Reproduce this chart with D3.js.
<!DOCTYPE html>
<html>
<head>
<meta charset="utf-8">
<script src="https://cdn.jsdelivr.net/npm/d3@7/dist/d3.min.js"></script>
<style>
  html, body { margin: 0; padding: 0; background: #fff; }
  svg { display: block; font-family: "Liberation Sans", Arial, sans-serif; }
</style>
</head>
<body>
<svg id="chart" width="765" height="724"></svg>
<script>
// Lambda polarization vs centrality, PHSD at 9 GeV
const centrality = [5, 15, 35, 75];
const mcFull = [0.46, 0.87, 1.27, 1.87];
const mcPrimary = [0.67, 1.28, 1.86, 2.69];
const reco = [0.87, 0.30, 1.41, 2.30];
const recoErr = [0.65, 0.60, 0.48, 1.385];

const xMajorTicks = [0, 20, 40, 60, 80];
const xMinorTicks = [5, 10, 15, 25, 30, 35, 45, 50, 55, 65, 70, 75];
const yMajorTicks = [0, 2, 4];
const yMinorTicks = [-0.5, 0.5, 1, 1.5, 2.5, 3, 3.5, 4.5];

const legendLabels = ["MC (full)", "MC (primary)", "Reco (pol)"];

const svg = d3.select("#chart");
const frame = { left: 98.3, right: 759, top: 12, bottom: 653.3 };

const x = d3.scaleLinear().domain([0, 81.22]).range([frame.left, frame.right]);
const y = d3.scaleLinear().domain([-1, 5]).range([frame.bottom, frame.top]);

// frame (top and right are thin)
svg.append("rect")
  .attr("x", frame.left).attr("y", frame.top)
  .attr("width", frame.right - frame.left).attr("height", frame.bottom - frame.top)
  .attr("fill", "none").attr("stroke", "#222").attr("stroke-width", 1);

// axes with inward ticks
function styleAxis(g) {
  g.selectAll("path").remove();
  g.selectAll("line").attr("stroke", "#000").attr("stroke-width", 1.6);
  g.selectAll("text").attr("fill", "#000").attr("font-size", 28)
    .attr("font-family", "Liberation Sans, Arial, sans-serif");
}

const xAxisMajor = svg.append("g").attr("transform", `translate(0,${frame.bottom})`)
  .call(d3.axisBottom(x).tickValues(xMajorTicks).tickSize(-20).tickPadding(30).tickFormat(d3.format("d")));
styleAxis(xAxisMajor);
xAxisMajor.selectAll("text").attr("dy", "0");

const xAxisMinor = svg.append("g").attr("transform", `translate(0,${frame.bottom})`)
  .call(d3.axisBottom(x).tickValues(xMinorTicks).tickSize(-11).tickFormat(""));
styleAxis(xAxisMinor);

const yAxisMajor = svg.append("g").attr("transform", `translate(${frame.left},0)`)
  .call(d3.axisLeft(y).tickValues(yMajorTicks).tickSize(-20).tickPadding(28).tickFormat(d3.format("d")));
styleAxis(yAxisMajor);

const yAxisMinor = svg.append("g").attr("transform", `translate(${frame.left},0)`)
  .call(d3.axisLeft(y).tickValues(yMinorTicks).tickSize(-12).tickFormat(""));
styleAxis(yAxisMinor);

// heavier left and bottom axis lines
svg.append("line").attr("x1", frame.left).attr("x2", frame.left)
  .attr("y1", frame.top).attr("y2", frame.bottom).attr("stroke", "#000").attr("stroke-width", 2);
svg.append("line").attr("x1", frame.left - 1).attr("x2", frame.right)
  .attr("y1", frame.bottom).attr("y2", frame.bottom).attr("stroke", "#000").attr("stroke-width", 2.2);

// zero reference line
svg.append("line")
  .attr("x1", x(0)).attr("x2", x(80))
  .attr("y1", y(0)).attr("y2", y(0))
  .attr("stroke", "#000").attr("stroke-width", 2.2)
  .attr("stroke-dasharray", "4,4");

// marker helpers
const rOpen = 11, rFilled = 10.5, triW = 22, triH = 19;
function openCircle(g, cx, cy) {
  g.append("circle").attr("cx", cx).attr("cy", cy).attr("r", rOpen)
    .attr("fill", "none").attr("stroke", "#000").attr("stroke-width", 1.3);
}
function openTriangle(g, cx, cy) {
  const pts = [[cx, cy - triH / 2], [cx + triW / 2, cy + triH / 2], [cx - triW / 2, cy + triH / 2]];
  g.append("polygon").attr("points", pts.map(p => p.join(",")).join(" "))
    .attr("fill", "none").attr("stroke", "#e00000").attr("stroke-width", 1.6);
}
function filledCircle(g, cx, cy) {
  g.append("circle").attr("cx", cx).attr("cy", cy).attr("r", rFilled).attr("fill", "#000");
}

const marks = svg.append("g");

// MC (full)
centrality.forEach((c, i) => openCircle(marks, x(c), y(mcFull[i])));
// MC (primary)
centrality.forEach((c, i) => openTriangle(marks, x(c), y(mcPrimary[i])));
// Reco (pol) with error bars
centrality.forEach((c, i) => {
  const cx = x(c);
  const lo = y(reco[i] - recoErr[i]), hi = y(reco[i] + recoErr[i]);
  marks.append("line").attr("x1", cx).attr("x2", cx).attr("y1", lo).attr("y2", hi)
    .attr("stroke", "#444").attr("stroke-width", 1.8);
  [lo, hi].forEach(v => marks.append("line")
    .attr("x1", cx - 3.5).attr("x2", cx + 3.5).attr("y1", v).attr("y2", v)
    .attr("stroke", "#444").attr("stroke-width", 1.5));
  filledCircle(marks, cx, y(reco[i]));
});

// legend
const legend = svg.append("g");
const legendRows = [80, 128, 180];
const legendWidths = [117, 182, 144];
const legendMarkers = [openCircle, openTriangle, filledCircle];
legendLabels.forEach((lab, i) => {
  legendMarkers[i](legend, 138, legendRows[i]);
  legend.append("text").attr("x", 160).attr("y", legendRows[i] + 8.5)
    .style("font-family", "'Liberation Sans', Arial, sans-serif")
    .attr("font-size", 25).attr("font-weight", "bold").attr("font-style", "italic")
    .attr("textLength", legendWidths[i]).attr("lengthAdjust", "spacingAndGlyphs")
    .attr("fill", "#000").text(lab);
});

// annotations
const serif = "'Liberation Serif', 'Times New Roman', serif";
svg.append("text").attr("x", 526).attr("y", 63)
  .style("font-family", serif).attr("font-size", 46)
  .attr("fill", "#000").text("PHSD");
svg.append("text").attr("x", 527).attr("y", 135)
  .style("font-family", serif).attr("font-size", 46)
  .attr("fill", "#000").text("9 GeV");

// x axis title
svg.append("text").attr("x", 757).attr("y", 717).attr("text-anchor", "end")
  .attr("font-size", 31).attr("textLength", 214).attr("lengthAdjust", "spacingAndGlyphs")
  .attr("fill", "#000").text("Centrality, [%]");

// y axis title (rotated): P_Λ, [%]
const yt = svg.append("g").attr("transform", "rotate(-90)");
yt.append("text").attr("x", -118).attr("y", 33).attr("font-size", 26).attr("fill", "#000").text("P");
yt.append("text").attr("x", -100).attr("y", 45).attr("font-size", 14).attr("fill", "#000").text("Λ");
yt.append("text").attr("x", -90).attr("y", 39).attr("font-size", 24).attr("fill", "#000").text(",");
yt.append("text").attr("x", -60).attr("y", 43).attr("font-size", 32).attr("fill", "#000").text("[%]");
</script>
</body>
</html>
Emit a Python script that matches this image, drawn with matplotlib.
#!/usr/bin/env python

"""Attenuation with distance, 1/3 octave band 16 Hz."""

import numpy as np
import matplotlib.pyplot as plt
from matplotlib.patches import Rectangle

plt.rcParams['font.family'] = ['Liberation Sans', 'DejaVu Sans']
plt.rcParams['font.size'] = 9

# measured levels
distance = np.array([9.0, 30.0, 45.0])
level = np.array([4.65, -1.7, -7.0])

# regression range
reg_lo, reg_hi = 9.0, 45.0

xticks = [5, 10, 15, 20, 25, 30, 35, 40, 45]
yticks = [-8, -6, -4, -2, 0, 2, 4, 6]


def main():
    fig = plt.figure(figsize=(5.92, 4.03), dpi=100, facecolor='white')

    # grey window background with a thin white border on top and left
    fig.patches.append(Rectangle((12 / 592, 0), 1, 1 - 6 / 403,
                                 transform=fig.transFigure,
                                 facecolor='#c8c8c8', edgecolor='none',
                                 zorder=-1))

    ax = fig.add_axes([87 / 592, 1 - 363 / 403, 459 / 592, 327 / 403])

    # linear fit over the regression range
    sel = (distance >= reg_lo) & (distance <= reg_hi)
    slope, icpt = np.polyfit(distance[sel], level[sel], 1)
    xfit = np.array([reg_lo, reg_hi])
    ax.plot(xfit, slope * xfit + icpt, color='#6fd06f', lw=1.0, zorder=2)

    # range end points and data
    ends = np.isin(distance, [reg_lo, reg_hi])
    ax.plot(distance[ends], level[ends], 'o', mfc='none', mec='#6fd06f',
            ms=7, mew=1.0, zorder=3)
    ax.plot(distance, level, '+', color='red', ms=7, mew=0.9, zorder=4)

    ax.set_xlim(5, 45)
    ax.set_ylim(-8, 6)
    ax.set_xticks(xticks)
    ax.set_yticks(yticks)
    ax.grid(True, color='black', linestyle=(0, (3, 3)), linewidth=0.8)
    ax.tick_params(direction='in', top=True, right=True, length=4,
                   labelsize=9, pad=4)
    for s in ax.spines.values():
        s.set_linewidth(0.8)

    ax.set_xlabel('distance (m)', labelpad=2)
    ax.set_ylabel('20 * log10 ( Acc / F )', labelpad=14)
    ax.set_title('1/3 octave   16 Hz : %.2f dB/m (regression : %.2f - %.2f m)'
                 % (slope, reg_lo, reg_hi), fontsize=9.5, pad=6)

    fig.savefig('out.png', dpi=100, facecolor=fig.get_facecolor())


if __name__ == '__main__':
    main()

##########

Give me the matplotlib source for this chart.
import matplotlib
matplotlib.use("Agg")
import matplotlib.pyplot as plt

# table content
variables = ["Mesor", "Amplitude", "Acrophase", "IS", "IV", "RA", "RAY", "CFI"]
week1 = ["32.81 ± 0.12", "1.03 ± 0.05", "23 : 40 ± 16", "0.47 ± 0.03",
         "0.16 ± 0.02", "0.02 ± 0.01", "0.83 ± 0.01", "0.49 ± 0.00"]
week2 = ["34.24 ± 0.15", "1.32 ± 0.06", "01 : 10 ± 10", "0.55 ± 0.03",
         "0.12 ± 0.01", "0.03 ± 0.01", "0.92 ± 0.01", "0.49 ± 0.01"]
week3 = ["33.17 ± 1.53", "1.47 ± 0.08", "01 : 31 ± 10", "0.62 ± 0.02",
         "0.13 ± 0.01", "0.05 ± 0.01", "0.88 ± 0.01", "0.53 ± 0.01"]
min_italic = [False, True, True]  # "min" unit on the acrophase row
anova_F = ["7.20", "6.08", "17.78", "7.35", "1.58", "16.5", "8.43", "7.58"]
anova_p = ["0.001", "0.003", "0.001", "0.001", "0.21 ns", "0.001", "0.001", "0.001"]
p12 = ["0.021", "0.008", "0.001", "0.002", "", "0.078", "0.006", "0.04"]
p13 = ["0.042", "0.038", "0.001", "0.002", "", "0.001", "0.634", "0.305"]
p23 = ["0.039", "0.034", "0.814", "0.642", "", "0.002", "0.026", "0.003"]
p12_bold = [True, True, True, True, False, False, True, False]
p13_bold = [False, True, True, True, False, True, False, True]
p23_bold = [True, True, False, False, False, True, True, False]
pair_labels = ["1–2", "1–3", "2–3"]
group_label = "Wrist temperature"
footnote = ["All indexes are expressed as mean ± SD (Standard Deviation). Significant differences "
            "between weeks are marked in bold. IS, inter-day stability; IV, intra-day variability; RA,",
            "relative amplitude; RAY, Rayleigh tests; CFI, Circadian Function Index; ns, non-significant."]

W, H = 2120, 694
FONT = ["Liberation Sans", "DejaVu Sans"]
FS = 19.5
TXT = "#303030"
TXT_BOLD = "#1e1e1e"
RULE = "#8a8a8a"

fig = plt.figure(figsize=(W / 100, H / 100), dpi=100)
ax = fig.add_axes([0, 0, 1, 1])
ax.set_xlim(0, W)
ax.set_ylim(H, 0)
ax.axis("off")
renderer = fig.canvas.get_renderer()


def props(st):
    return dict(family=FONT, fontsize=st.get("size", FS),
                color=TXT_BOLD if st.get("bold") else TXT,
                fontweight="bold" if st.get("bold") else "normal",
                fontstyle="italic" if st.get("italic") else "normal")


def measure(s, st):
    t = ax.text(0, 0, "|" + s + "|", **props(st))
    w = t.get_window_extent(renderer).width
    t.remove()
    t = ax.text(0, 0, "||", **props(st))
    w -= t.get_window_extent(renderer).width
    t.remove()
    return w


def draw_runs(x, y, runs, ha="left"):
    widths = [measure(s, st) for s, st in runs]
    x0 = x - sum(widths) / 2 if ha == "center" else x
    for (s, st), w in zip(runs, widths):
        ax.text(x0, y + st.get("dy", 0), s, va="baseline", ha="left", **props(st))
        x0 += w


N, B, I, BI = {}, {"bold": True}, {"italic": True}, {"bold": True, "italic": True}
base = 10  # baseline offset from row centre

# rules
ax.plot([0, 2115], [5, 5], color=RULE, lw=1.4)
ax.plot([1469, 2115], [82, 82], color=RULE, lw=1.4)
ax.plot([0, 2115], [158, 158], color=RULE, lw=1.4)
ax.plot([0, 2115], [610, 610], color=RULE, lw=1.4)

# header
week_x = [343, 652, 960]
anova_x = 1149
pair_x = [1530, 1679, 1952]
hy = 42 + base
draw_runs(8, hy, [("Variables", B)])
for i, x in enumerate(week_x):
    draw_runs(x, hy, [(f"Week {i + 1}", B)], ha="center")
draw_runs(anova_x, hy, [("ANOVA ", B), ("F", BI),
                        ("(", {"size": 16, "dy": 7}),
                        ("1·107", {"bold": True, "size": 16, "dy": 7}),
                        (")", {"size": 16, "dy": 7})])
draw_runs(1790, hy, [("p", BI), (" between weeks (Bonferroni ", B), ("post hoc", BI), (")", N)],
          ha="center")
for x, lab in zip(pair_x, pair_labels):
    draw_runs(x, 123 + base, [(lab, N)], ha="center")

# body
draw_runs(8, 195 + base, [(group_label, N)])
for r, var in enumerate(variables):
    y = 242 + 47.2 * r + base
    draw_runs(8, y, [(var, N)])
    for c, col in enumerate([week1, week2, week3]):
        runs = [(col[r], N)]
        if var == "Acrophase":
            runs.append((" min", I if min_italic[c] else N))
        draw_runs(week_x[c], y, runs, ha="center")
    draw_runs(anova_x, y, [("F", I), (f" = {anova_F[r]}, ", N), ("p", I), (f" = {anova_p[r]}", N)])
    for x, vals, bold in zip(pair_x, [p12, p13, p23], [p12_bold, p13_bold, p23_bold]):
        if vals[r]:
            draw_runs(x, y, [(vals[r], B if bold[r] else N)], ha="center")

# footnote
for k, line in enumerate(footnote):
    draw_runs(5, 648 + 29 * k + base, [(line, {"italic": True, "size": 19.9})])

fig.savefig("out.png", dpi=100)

##########

In the listing above, find the line with "Reproduce this chart with D3.js." and the line with "styleAxis(xAxisMinor);", then print exactly those lines and every line between them.

Reproduce this chart with D3.js.
<!DOCTYPE html>
<html>
<head>
<meta charset="utf-8">
<script src="https://cdn.jsdelivr.net/npm/d3@7/dist/d3.min.js"></script>
<style>
  html, body { margin: 0; padding: 0; background: #fff; }
  svg { display: block; font-family: "Liberation Sans", Arial, sans-serif; }
</style>
</head>
<body>
<svg id="chart" width="765" height="724"></svg>
<script>
// Lambda polarization vs centrality, PHSD at 9 GeV
const centrality = [5, 15, 35, 75];
const mcFull = [0.46, 0.87, 1.27, 1.87];
const mcPrimary = [0.67, 1.28, 1.86, 2.69];
const reco = [0.87, 0.30, 1.41, 2.30];
const recoErr = [0.65, 0.60, 0.48, 1.385];

const xMajorTicks = [0, 20, 40, 60, 80];
const xMinorTicks = [5, 10, 15, 25, 30, 35, 45, 50, 55, 65, 70, 75];
const yMajorTicks = [0, 2, 4];
const yMinorTicks = [-0.5, 0.5, 1, 1.5, 2.5, 3, 3.5, 4.5];

const legendLabels = ["MC (full)", "MC (primary)", "Reco (pol)"];

const svg = d3.select("#chart");
const frame = { left: 98.3, right: 759, top: 12, bottom: 653.3 };

const x = d3.scaleLinear().domain([0, 81.22]).range([frame.left, frame.right]);
const y = d3.scaleLinear().domain([-1, 5]).range([frame.bottom, frame.top]);

// frame (top and right are thin)
svg.append("rect")
  .attr("x", frame.left).attr("y", frame.top)
  .attr("width", frame.right - frame.left).attr("height", frame.bottom - frame.top)
  .attr("fill", "none").attr("stroke", "#222").attr("stroke-width", 1);

// axes with inward ticks
function styleAxis(g) {
  g.selectAll("path").remove();
  g.selectAll("line").attr("stroke", "#000").attr("stroke-width", 1.6);
  g.selectAll("text").attr("fill", "#000").attr("font-size", 28)
    .attr("font-family", "Liberation Sans, Arial, sans-serif");
}

const xAxisMajor = svg.append("g").attr("transform", `translate(0,${frame.bottom})`)
  .call(d3.axisBottom(x).tickValues(xMajorTicks).tickSize(-20).tickPadding(30).tickFormat(d3.format("d")));
styleAxis(xAxisMajor);
xAxisMajor.selectAll("text").attr("dy", "0");

const xAxisMinor = svg.append("g").attr("transform", `translate(0,${frame.bottom})`)
  .call(d3.axisBottom(x).tickValues(xMinorTicks).tickSize(-11).tickFormat(""));
styleAxis(xAxisMinor);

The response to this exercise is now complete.